Optical MEMS Design for Telecommunications Applications

TL;DR

This paper discusses the design principles and challenges of optical MEMS devices for telecommunications, highlighting approaches like pure-flexure design and electrostatic actuation to optimize performance and reliability.

Contribution

It introduces specific design strategies and numerical techniques for optimizing optical MEMS devices in telecommunications applications.

Findings

Design approaches for optical MEMS addressing IO and surface quality challenges

Use of numerical techniques for actuator optimization

Tradeoff analysis in MEMS design processes

Abstract

As optical telecommunication networks become more complex, there is an emerging need for systems capable of very complex switching and manipulation of large numbers of optical signals. MEMS enable these systems by combining excellent capabilities and optical properties of macroscopic optomechanics with dense integration of multiple actuators on a single chip.

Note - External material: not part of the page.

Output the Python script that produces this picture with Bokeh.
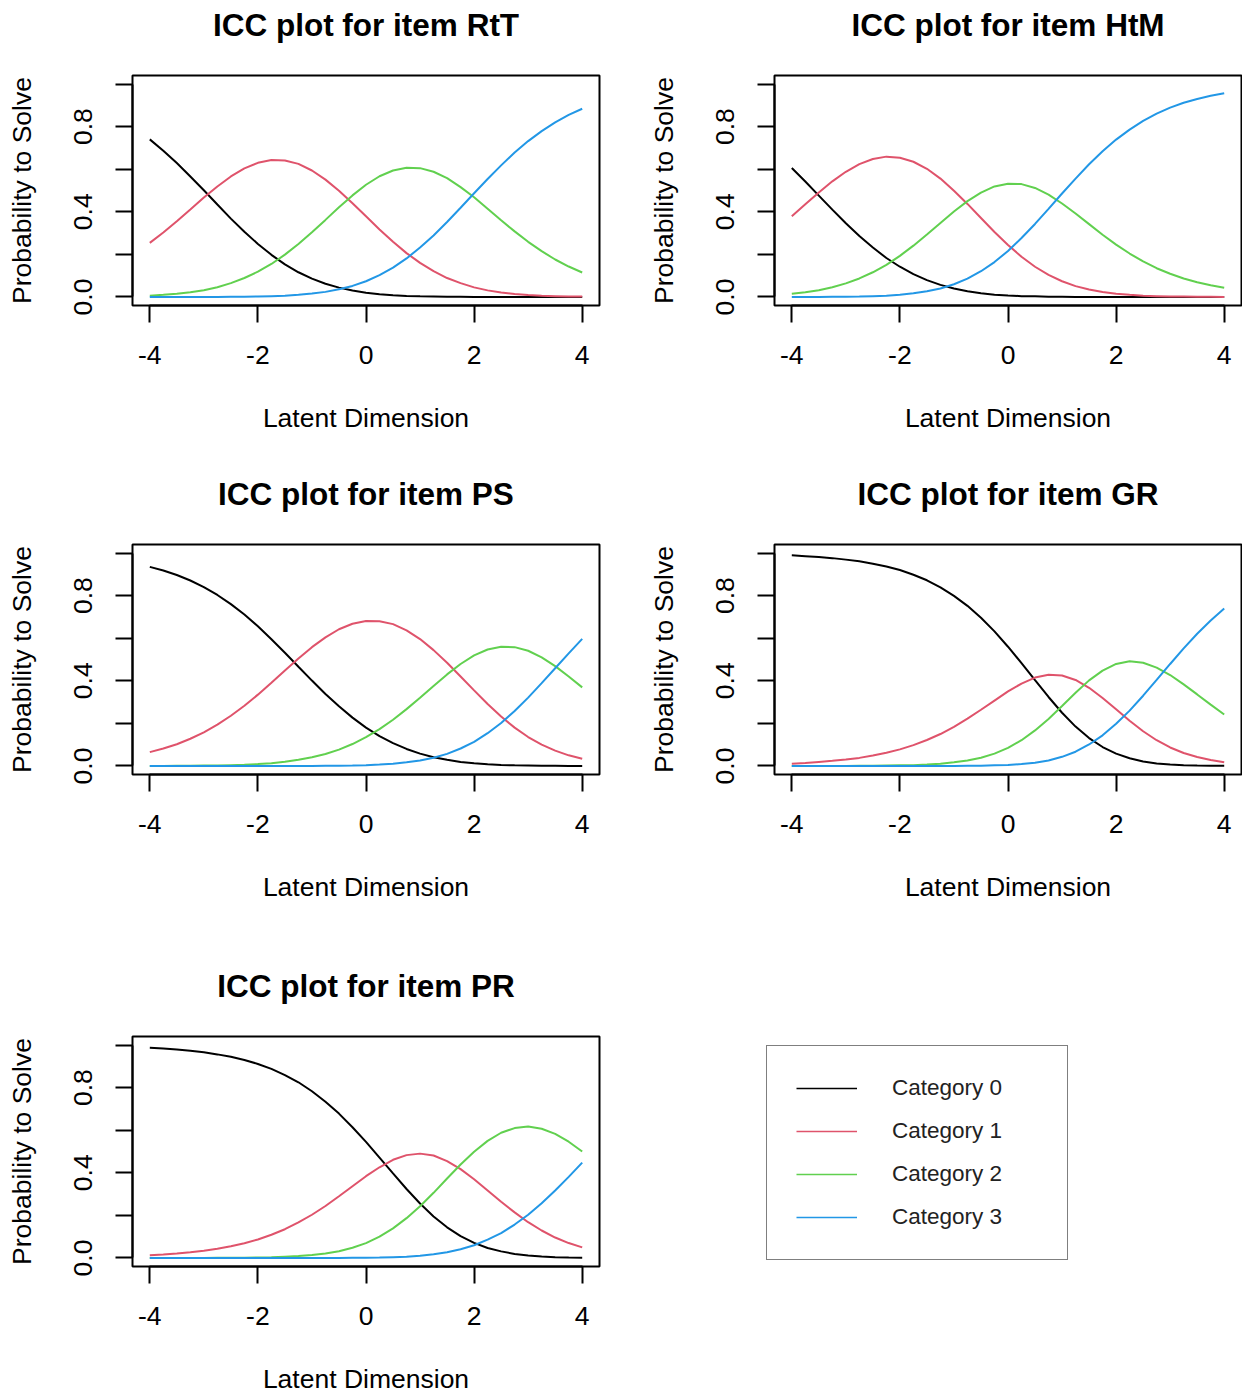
from bokeh.plotting import figure
from bokeh.layouts import column, row
from bokeh.models import (Range1d, FixedTicker, CustomJSTickFormatter,
                          Legend, LegendItem, Title)
from bokeh.embed import file_html
from bokeh.resources import INLINE

# Latent dimension grid (theta)
THETA = [-4.0, -3.75, -3.5, -3.25, -3.0, -2.75, -2.5, -2.25, -2.0, -1.75, -1.5,
         -1.25, -1.0, -0.75, -0.5, -0.25, 0.0, 0.25, 0.5, 0.75, 1.0, 1.25, 1.5,
         1.75, 2.0, 2.25, 2.5, 2.75, 3.0, 3.25, 3.5, 3.75, 4.0]

CATEGORIES = ["Category 0", "Category 1", "Category 2", "Category 3"]
COLORS = ["#000000", "#DF536B", "#61D04F", "#2297E6"]

# Category probabilities per item
RtT_cat0 = [0.740, 0.687, 0.629, 0.566, 0.501, 0.434, 0.368, 0.306, 0.249, 0.198, 0.153,
            0.116, 0.086, 0.062, 0.044, 0.030, 0.020, 0.013, 0.008, 0.005, 0.003, 0.002,
            0.001, 0.001, 0.000, 0.000, 0.000, 0.000, 0.000, 0.000, 0.000, 0.000, 0.000]
RtT_cat1 = [0.254, 0.303, 0.356, 0.411, 0.467, 0.519, 0.566, 0.604, 0.630, 0.643, 0.641,
            0.625, 0.594, 0.551, 0.499, 0.440, 0.379, 0.317, 0.259, 0.206, 0.160, 0.121,
            0.089, 0.065, 0.045, 0.031, 0.021, 0.014, 0.009, 0.006, 0.004, 0.002, 0.002]
RtT_cat2 = [0.006, 0.010, 0.015, 0.022, 0.032, 0.046, 0.065, 0.089, 0.119, 0.155, 0.199,
            0.249, 0.304, 0.362, 0.421, 0.477, 0.527, 0.567, 0.594, 0.607, 0.605, 0.588,
            0.558, 0.516, 0.468, 0.414, 0.360, 0.308, 0.259, 0.215, 0.176, 0.143, 0.115]
RtT_cat3 = [0.000, 0.000, 0.000, 0.000, 0.000, 0.000, 0.001, 0.001, 0.002, 0.004, 0.006,
            0.010, 0.016, 0.024, 0.036, 0.052, 0.074, 0.103, 0.138, 0.181, 0.232, 0.289,
            0.352, 0.419, 0.487, 0.554, 0.618, 0.678, 0.732, 0.779, 0.820, 0.855, 0.884]

HtM_cat0 = [0.606, 0.542, 0.476, 0.410, 0.346, 0.286, 0.232, 0.183, 0.142, 0.107, 0.079,
            0.057, 0.040, 0.027, 0.018, 0.011, 0.007, 0.004, 0.003, 0.001, 0.001, 0.000,
            0.000, 0.000, 0.000, 0.000, 0.000, 0.000, 0.000, 0.000, 0.000, 0.000, 0.000]
HtM_cat1 = [0.379, 0.435, 0.491, 0.543, 0.588, 0.624, 0.648, 0.659, 0.654, 0.635, 0.602,
            0.556, 0.499, 0.437, 0.371, 0.305, 0.244, 0.189, 0.142, 0.104, 0.074, 0.051,
            0.035, 0.023, 0.015, 0.010, 0.006, 0.004, 0.002, 0.002, 0.001, 0.001, 0.000]
HtM_cat2 = [0.015, 0.022, 0.032, 0.046, 0.064, 0.087, 0.116, 0.151, 0.193, 0.241, 0.293,
            0.347, 0.401, 0.450, 0.490, 0.519, 0.532, 0.530, 0.512, 0.481, 0.439, 0.392,
            0.342, 0.292, 0.246, 0.204, 0.167, 0.135, 0.109, 0.087, 0.069, 0.055, 0.043]
HtM_cat3 = [0.000, 0.000, 0.000, 0.001, 0.001, 0.002, 0.004, 0.006, 0.011, 0.017, 0.027,
            0.040, 0.060, 0.086, 0.121, 0.164, 0.216, 0.277, 0.343, 0.414, 0.486, 0.556,
            0.623, 0.684, 0.739, 0.786, 0.827, 0.861, 0.889, 0.912, 0.930, 0.945, 0.957]

PS_cat0 = [0.935, 0.918, 0.897, 0.871, 0.840, 0.803, 0.760, 0.711, 0.656, 0.595, 0.532,
           0.466, 0.401, 0.338, 0.280, 0.227, 0.180, 0.140, 0.107, 0.080, 0.058, 0.041,
           0.029, 0.019, 0.013, 0.008, 0.005, 0.003, 0.002, 0.001, 0.001, 0.000, 0.000]
PS_cat1 = [0.065, 0.082, 0.102, 0.128, 0.158, 0.194, 0.236, 0.283, 0.335, 0.391, 0.448,
           0.505, 0.558, 0.604, 0.642, 0.668, 0.681, 0.680, 0.666, 0.637, 0.596, 0.544,
           0.485, 0.420, 0.355, 0.291, 0.232, 0.180, 0.136, 0.100, 0.072, 0.050, 0.034]
PS_cat2 = [0.000, 0.000, 0.001, 0.001, 0.002, 0.002, 0.004, 0.006, 0.009, 0.013, 0.020,
           0.029, 0.041, 0.056, 0.077, 0.103, 0.135, 0.173, 0.217, 0.267, 0.320, 0.376,
           0.430, 0.479, 0.519, 0.547, 0.560, 0.558, 0.541, 0.510, 0.469, 0.420, 0.369]
PS_cat3 = [0.000, 0.000, 0.000, 0.000, 0.000, 0.000, 0.000, 0.000, 0.000, 0.000, 0.000,
           0.000, 0.000, 0.001, 0.001, 0.002, 0.004, 0.007, 0.011, 0.017, 0.026, 0.039,
           0.057, 0.082, 0.113, 0.154, 0.202, 0.258, 0.321, 0.389, 0.459, 0.529, 0.597]

GR_cat0 = [0.989, 0.985, 0.981, 0.976, 0.969, 0.961, 0.950, 0.937, 0.920, 0.898, 0.872,
           0.839, 0.799, 0.752, 0.696, 0.632, 0.560, 0.483, 0.403, 0.324, 0.250, 0.185,
           0.131, 0.089, 0.058, 0.036, 0.021, 0.012, 0.007, 0.004, 0.002, 0.001, 0.001]
GR_cat1 = [0.011, 0.014, 0.019, 0.024, 0.030, 0.038, 0.049, 0.062, 0.078, 0.098, 0.122,
           0.150, 0.184, 0.222, 0.264, 0.307, 0.350, 0.387, 0.415, 0.428, 0.425, 0.404,
           0.367, 0.319, 0.266, 0.212, 0.163, 0.121, 0.087, 0.061, 0.042, 0.028, 0.018]
GR_cat2 = [0.000, 0.000, 0.000, 0.000, 0.000, 0.001, 0.001, 0.002, 0.003, 0.004, 0.007,
           0.011, 0.017, 0.026, 0.039, 0.058, 0.085, 0.121, 0.167, 0.221, 0.282, 0.344,
           0.402, 0.448, 0.479, 0.492, 0.485, 0.462, 0.427, 0.383, 0.336, 0.288, 0.242]
GR_cat3 = [0.000, 0.000, 0.000, 0.000, 0.000, 0.000, 0.000, 0.000, 0.000, 0.000, 0.000,
           0.000, 0.000, 0.001, 0.001, 0.003, 0.005, 0.009, 0.015, 0.026, 0.043, 0.067,
           0.101, 0.144, 0.198, 0.260, 0.330, 0.404, 0.479, 0.552, 0.621, 0.683, 0.739]

PR_cat0 = [0.987, 0.984, 0.979, 0.973, 0.966, 0.956, 0.945, 0.930, 0.911, 0.888, 0.859,
           0.825, 0.783, 0.734, 0.678, 0.614, 0.545, 0.471, 0.397, 0.324, 0.256, 0.195,
           0.144, 0.103, 0.071, 0.047, 0.031, 0.019, 0.012, 0.007, 0.004, 0.002, 0.001]
PR_cat1 = [0.013, 0.016, 0.021, 0.027, 0.034, 0.043, 0.055, 0.069, 0.087, 0.109, 0.135,
           0.167, 0.203, 0.244, 0.290, 0.337, 0.384, 0.426, 0.461, 0.483, 0.490, 0.481,
           0.455, 0.417, 0.370, 0.317, 0.264, 0.214, 0.168, 0.129, 0.096, 0.070, 0.050]
PR_cat2 = [0.000, 0.000, 0.000, 0.000, 0.000, 0.001, 0.001, 0.001, 0.002, 0.003, 0.006,
           0.009, 0.014, 0.021, 0.032, 0.048, 0.070, 0.100, 0.139, 0.187, 0.243, 0.306,
           0.373, 0.439, 0.499, 0.550, 0.588, 0.610, 0.617, 0.607, 0.583, 0.546, 0.500]
PR_cat3 = [0.000, 0.000, 0.000, 0.000, 0.000, 0.000, 0.000, 0.000, 0.000, 0.000, 0.000,
           0.000, 0.000, 0.000, 0.000, 0.001, 0.001, 0.002, 0.004, 0.006, 0.011, 0.018,
           0.027, 0.041, 0.060, 0.086, 0.117, 0.157, 0.203, 0.257, 0.317, 0.381, 0.448]

X_TICKS = [-4, -2, 0, 2, 4]
Y_TICKS = [0.0, 0.2, 0.4, 0.6, 0.8, 1.0]
Y_TICK_LABELS = {"0": "0.0", "0.4": "0.4", "0.8": "0.8"}

FONT = "Liberation Sans"
BASE_SIZE = "26.5px"


def icc_panel(item, series, right_border, bottom_border):
    p = figure(frame_width=467, frame_height=230,
               x_range=Range1d(-4.32, 4.32), y_range=Range1d(-0.04, 1.04),
               min_border_left=132, min_border_right=right_border,
               min_border_top=75, min_border_bottom=bottom_border,
               output_backend="svg", toolbar_location=None,
               x_axis_label="Latent Dimension", y_axis_label="Probability to Solve")
    # blank strip between the frame and the title, lifting the title upward
    p.add_layout(Title(text=" ", text_font_size="20px", standoff=9), "above")
    p.title.text = f"ICC plot for item {item}"
    p.title.align = "center"
    p.title.text_font = FONT
    p.title.text_font_size = "31.5px"
    p.title.text_font_style = "bold"
    p.title.text_color = "black"
    p.title.standoff = 0

    p.xgrid.visible = False
    p.ygrid.visible = False
    p.outline_line_color = "black"
    p.outline_line_width = 2
    p.background_fill_color = "white"
    p.border_fill_color = "white"

    p.xaxis.ticker = FixedTicker(ticks=X_TICKS)
    p.xaxis.formatter = CustomJSTickFormatter(code="return String(tick);")
    p.yaxis.ticker = FixedTicker(ticks=Y_TICKS)
    p.yaxis.formatter = CustomJSTickFormatter(
        args=dict(lab=Y_TICK_LABELS),
        code="const k = String(Math.round(tick * 10) / 10); return lab[k] ?? '';")
    p.yaxis.major_label_orientation = "vertical"
    p.xaxis.bounds = (-4, 4)
    p.yaxis.bounds = (0, 1)

    for ax in (p.xaxis[0], p.yaxis[0]):
        ax.axis_line_color = "black"
        ax.axis_line_width = 2
        ax.major_tick_line_color = "black"
        ax.major_tick_line_width = 2
        ax.major_tick_out = 17
        ax.major_tick_in = 0
        ax.minor_tick_out = 0
        ax.minor_tick_in = 0
        ax.major_label_text_font = FONT
        ax.major_label_text_font_size = BASE_SIZE
        ax.major_label_text_color = "black"
        ax.axis_label_text_font = FONT
        ax.axis_label_text_font_size = BASE_SIZE
        ax.axis_label_text_font_style = "normal"
        ax.axis_label_text_color = "black"
    p.xaxis.major_label_standoff = 23
    p.xaxis.axis_label_standoff = 36
    p.yaxis.major_label_standoff = 23
    p.yaxis.axis_label_standoff = 35

    for vals, color in zip(series, COLORS):
        p.line(THETA, vals, line_color=color, line_width=2)
    return p


p_rtt = icc_panel("RtT", [RtT_cat0, RtT_cat1, RtT_cat2, RtT_cat3], 43, 164)
p_htm = icc_panel("HtM", [HtM_cat0, HtM_cat1, HtM_cat2, HtM_cat3], 1, 164)
p_ps = icc_panel("PS", [PS_cat0, PS_cat1, PS_cat2, PS_cat3], 43, 187)
p_gr = icc_panel("GR", [GR_cat0, GR_cat1, GR_cat2, GR_cat3], 1, 187)
p_pr = icc_panel("PR", [PR_cat0, PR_cat1, PR_cat2, PR_cat3], 43, 128)

# Legend panel: its frame spans x 742..1241 and the same rows as the PR frame
p_leg = figure(frame_width=499, frame_height=230,
               x_range=Range1d(0, 1), y_range=Range1d(0, 1),
               min_border_left=100, min_border_right=1,
               min_border_top=75, min_border_bottom=128,
               output_backend="svg", toolbar_location=None,
               x_axis_location=None, y_axis_location=None)
p_leg.xgrid.visible = False
p_leg.ygrid.visible = False
p_leg.outline_line_color = None
p_leg.background_fill_color = "white"
p_leg.border_fill_color = "white"
items = []
for label, color in zip(CATEGORIES, COLORS):
    # key-only renderer: a single undefined point, so nothing is drawn in the frame
    r = p_leg.line(x=[float("nan")], y=[float("nan")], line_color=color, line_width=1.3)
    items.append(LegendItem(label=label, renderers=[r]))
legend = Legend(items=items, location=(24, 6), padding=29, spacing=17,
                glyph_width=61, glyph_height=26, label_height=26, label_width=146,
                label_standoff=35, margin=0,
                label_text_font=FONT, label_text_font_size="22.5px",
                label_text_color="#222222",
                border_line_color="black", border_line_width=1.5,
                background_fill_color="white", background_fill_alpha=1.0)
p_leg.add_layout(legend, "center")

layout = column(row(p_rtt, p_htm), row(p_ps, p_gr), row(p_pr, p_leg))
open("out.html", "w").write(file_html(layout, INLINE))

Such optical MEMS present common design and process challenges, such as multiple electrical and optical IO, optical surface quality, optical integration density (fill factor) and actuator performance and reliability. We have used general design approaches such as pure-flexure design, electrostatic actuation and residual stress engineering in addressing these challenges. On several examples in this paper we illustrate these approaches along with underlying design tradeoffs and process requirements. We also describe specific numerical techniques useful for electrostatic actuator optimization and for analyzing the effects of residual stress.